Francofil a rencontré Alain Lefebvre, alors Conseiller pour les affaires sociales pour les pays nordiques, à l’Ambassade de France à Stockholm dans les années 2000. Spécialiste pour les questions sanitaires, sociales, d’emploi et de travail, Il nous expliquait, déjà, les arcanes des modèles sociaux suédois et français et surtout les limites de leur mise en perspective. Il y a depuis consacré plusieurs ouvrages, essais, articles et puis ce livre Macron le Suédois sorti en septembre dernier aux Presses Universitaires de France (PUF).
Sur la plupart des sujets qu’il passe en revue: code du travail, formation professionnelle, assurance chômage, apprentissage, chemins de fer, prisons ou retraites, Alain Lefebvre souligne, chiffres, statistiques, courbes et historiques à l’appui, la difficulté qu’il y a à faire évoluer notre système social marqué par les strates de l’histoire qui datent parfois de l’Ancien Régime, dans le sens de solutions nordiques qui proviennent de pays qui ont fait du pragmatisme leur principal outil de travail et il pose la bonne question :
« Emmanuel Macron est-il capable de mener des réformes à la suédoise ? Le président et ses équipes connaissent-elles vraiment les systèmes nordiques, les raisons de leur réussite et leurs limites ? »
Et il essaie d’y répondre: « Il serait utile que Macron qui se donne des objectifs suédois sache aussi utiliser les éléments qui ont permis à la Suède de se réformer dans les années 1990 ».
En premier lieu le temps que les Suédois savent aujourd’hui maîtriser. Le temps nordique de la concertation « Attention au chamboulement décidé dans la précipitation et sans réel dialogue ! ». Puis la recherche essentielle du consensus, concept typiquement suédois qui date des années 50 et qui est le pilier des réussites du modèle.
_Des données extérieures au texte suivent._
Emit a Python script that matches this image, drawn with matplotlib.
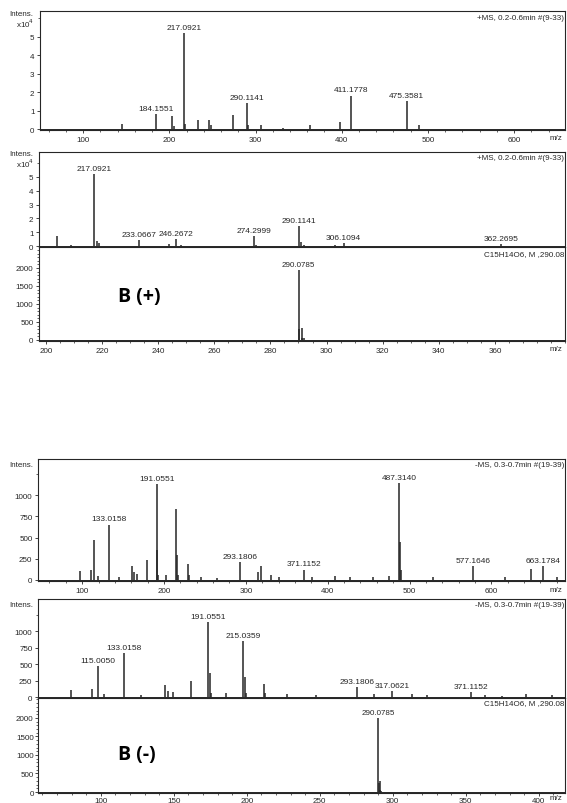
import matplotlib
matplotlib.use("Agg")
import matplotlib.pyplot as plt
from matplotlib.ticker import MultipleLocator

W, H = 567, 804
plt.rcParams['font.family'] = ['Liberation Sans', 'DejaVu Sans']
INK = '#262626'

# ---------------- data ----------------
# Panel 1: +MS full scan (intensity x10^4)
p1_mz = [145, 184.1551, 203, 205, 217.0921, 218, 233, 246, 248, 274, 290.1141, 291,
         306, 332, 363, 398, 411.1778, 475.3581, 490]
p1_int = [0.3, 0.8, 0.7, 0.15, 5.2, 0.3, 0.5, 0.5, 0.2, 0.75, 1.4, 0.2,
          0.2, 0.08, 0.2, 0.4, 1.8, 1.5, 0.2]
p1_labels = ['184.1551', '217.0921', '290.1141', '411.1778', '475.3581']
p1_xticks = [100, 200, 300, 400, 500, 600]

# Panel 2: +MS zoom (intensity x10^4)
p2_mz = [204, 209, 217.0921, 218, 219, 233.0667, 244, 246.2672, 248, 274.2999, 275,
         290.1141, 291, 292, 303, 306.1094, 362.2695]
p2_int = [0.75, 0.1, 5.2, 0.4, 0.2, 0.45, 0.15, 0.5, 0.1, 0.75, 0.1,
          1.45, 0.3, 0.1, 0.1, 0.2, 0.15]
p2_labels = ['217.0921', '233.0667', '246.2672', '274.2999', '290.1141', '306.1094', '362.2695']

# Panel 3 / 6: simulated isotope pattern C15H14O6
p3_mz = [290.0785, 290.3, 291.0819, 291.4, 292.08]
p3_int = [1950, 300, 330, 60, 50]
p6_int = [2000, 250, 300, 60, 40]
sim_label = '290.0785'
p3_xticks = [200, 220, 240, 260, 280, 300, 320, 340, 360]
p6_xticks = [100, 150, 200, 250, 300, 350, 400]

# Panel 4: -MS full scan
p4_mz = [97, 111, 115.0050, 119, 133.0158, 145, 161, 163, 167, 179, 191.0551, 192, 193,
         203, 215.0359, 216, 217, 229, 230, 245, 265, 293.1806, 315, 319, 331, 341,
         371.1152, 381, 409, 427, 455, 475, 487.3140, 488, 489, 529, 577.1646,
         617, 649, 663.1784, 680]
p4_int = [100, 120, 470, 50, 650, 30, 170, 90, 70, 230, 1130, 350, 60,
          60, 840, 290, 60, 190, 60, 40, 25, 210, 90, 160, 60, 40,
          120, 40, 50, 40, 30, 50, 1140, 450, 120, 30, 160,
          30, 130, 160, 30]
p4_labels = ['133.0158', '191.0551', '293.1806', '371.1152', '487.3140', '577.1646', '663.1784']
p4_xticks = [100, 200, 300, 400, 500, 600]

# Panel 5: -MS zoom
p5_mz = [97, 111, 115.0050, 119, 133.0158, 145, 161, 163, 167, 179, 191.0551, 192, 193,
         203, 215.0359, 216, 217, 229, 230, 245, 265, 293.1806, 305, 317.0621, 331, 341,
         371.1152, 381, 393, 409, 427]
p5_int = [100, 120, 470, 50, 670, 30, 180, 90, 70, 240, 1130, 370, 60,
          60, 850, 300, 60, 200, 60, 40, 25, 150, 40, 90, 40, 30,
          80, 30, 20, 40, 30]
p5_labels = ['115.0050', '133.0158', '191.0551', '215.0359', '293.1806', '317.0621', '371.1152']

pos_info = '+MS, 0.2-0.6min #(9-33)'
neg_info = '-MS, 0.3-0.7min #(19-39)'
formula = 'C15H14O6, M ,290.08'

fig = plt.figure(figsize=(W / 100, H / 100), dpi=100)
fig.patch.set_facecolor('white')


def add_ax(l, r, t, b):
    return fig.add_axes([l / W, 1 - b / H, (r - l) / W, (b - t) / H])


def fx(px):
    return px / W


def fy(py):
    return 1 - py / H


def style(ax, xlim, ylim, xticks, xmin, yticks, ymin, xlabels=True, pad=1.5):
    ax.set_xlim(*xlim)
    ax.set_ylim(*ylim)
    ax.set_xticks(xticks)
    ax.xaxis.set_minor_locator(MultipleLocator(xmin))
    ax.set_yticks(yticks)
    ax.yaxis.set_minor_locator(MultipleLocator(ymin))
    ax.tick_params(axis='both', which='major', direction='out', length=2.5, width=0.6,
                   labelsize=5.8, colors=INK, pad=pad)
    ax.tick_params(axis='both', which='minor', direction='out', length=1.2, width=0.5, colors=INK)
    ax.tick_params(axis='x', labelbottom=xlabels)
    ax.set_xlim(*xlim)
    ax.set_ylim(*ylim)
    for s in ax.spines.values():
        s.set_color(INK)
        s.set_linewidth(0.8)


def draw(ax, mz, inten, labels, fs=6.0):
    ax.vlines(mz, 0, inten, color=INK, lw=1.1)
    ax.axhline(0, color=INK, lw=0.7)
    ylo, yhi = ax.get_ylim()
    for m, v in zip(mz, inten):
        lab = f'{m:.4f}'
        if lab in labels:
            ax.text(m, v + (yhi - ylo) * 0.02, lab, ha='center', va='bottom',
                    fontsize=fs, color=INK)


# Panel 1
ax1 = add_ax(40, 565, 12, 131)
style(ax1, (50, 659), (-0.05, 6.4), p1_xticks, 20, [0, 1, 2, 3, 4, 5], 1)
draw(ax1, p1_mz, p1_int, p1_labels)

# Panel 2
ax2 = add_ax(39, 565, 153, 248)
style(ax2, (197.5, 385), (-0.07, 6.81), p3_xticks, 5, [0, 1, 2, 3, 4, 5], 1, xlabels=False)
draw(ax2, p2_mz, p2_int, p2_labels)

# Panel 3
ax3 = add_ax(39, 565, 248, 342)
style(ax3, (197.5, 385), (-28, 2583), p3_xticks, 5, [0, 500, 1000, 1500, 2000], 100)
draw(ax3, p3_mz, p3_int, [sim_label], fs=5.8)

# Panel 4
ax4 = add_ax(38, 565, 460, 582)
style(ax4, (46, 690), (-12, 1424), p4_xticks, 20, [0, 250, 500, 750, 1000], 250)
draw(ax4, p4_mz, p4_int, p4_labels)

# Panel 5
ax5 = add_ax(38, 565, 600, 699)
style(ax5, (74, 436), (-15, 1485), p6_xticks, 10, [0, 250, 500, 750, 1000], 250, xlabels=False)
draw(ax5, p5_mz, p5_int, p5_labels)

# Panel 6
ax6 = add_ax(38, 565, 699, 794)
style(ax6, (57, 418), (-27, 2540), p6_xticks, 10, [0, 500, 1000, 1500, 2000], 100, pad=0.6)
draw(ax6, p3_mz, p6_int, [sim_label], fs=5.8)

# Text annotations
tk = dict(fontsize=5.8, color=INK)
fig.text(fx(33), fy(15), 'Intens.', ha='right', va='center', **tk)
fig.text(fx(34), fy(24), r'x10$^4$', ha='right', va='center', **tk)
fig.text(fx(33), fy(155), 'Intens.', ha='right', va='center', **tk)
fig.text(fx(34), fy(164), r'x10$^4$', ha='right', va='center', **tk)
fig.text(fx(33), fy(466), 'Intens.', ha='right', va='center', **tk)
fig.text(fx(33), fy(606), 'Intens.', ha='right', va='center', **tk)

fig.text(fx(564), fy(19), pos_info, ha='right', va='center', **tk)
fig.text(fx(564), fy(159), pos_info, ha='right', va='center', **tk)
fig.text(fx(564), fy(466), neg_info, ha='right', va='center', **tk)
fig.text(fx(564), fy(606), neg_info, ha='right', va='center', **tk)
fig.text(fx(564), fy(255), formula, ha='right', va='center', **tk)
fig.text(fx(564), fy(704), formula, ha='right', va='center', **tk)

for yy in (139, 350, 590, 799):
    fig.text(fx(556), fy(yy), 'm/z', ha='center', va='center', **tk)

bk = dict(fontsize=14, fontweight='bold', color='black', family=['Open Sans', 'DejaVu Sans'])
fig.text(fx(118), fy(297), 'B (+)', ha='left', va='center', **bk)
fig.text(fx(118), fy(755), 'B (-)', ha='left', va='center', **bk)

fig.savefig('out.png', dpi=100, facecolor='white')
Et ce n’est pas seulement à des consultations que le l’exécutif et le législatif doivent procéder avec les partenaires sociaux, c’est à une véritable concertation qu’ils doivent s’engager avec les partenaires sociaux.
Ensuite l’égalité, et la métaphore du ruissellement ou du premier de cordée n’est pas le type même du symbole d’égalité et de justice sociale. Les Suédois préfèrent celle du « vaisseau viking » : tous les marins sont égaux et les bénéfices de l’expédition doivent être partagés équitablement (base des historiques accords dit de Saltsjöbaden signés en 1938, entre la confédération des employeurs (SAF) et celle des syndicats ouvriers (LO), et « qui ont jeté les bases du « modèle social suédois » en instaurant la concertation au sommet comme au niveau des entreprises entre les partenaires sociaux sans interférence des pouvoirs publics ».
Enfin on ne doit pas oublier la culture du « lagom », un concept typiquement suédois, intraduisible en français, un concept de modération qui veut que tu ne dois pas te mesurer à ton prochain, voisin, partenaire, collègue…. « Chacun doit travailler mais pas trop dur, chacun doit manger mais pas trop, chacun doit avoir de l’argent mais pas plus... » Le contraire du « toujours plus haut, plus fort plus loin » hexagonal… Ce qui n’empêche pas les entreprises suédoises d’être leaders dans pas mal de secteurs d’industries, de services et de loisirs… et compétitives à l’export!
En conclusion, Alain Lefebvre doute de la volonté d’aboutir du président et il souligne en substance : « Les Français seraient déjà plus « flexi-sécures » que les Danois et pourtant ça ne règle pas le problème du chômage de masse… La mise en concurrence des chemins de fer n’est pas la clé d’un meilleur fonctionnement des trains… Les prisons ouvertes ? Ok, mais pas tant qu’il y a autant de prisonniers en préventive…; Enfin la réforme des retraites a pris 15 ans de concertation en Suède.. » Ce sont de vraies réformes de structure, en profondeur auxquelles il faut s’engager et ça demande du temps, du courage, une volonté politique et bien sûr de ne pas se tromper d’époque!.
On donnera le mot de la fin à Christophe Prémat, l’ex-député des Français d’Europe du Nord (2012-2017), chercheur à l’Université de Stockholm et spécialiste du discours politique qui résume bien la situation : « Ce qui est intéressant dans les modèles pris à l’étranger, c’est que l’on est toujours en retard d’un modèle. On fixe toujours un vieux cliché sur un modèle ».
Et puis en guise de modèle, il faut savoir que la Suède est actuellement dans une impasse politique et n’a toujours pas de gouvernement, 2 mois après les résultats des dernières élections législatives !!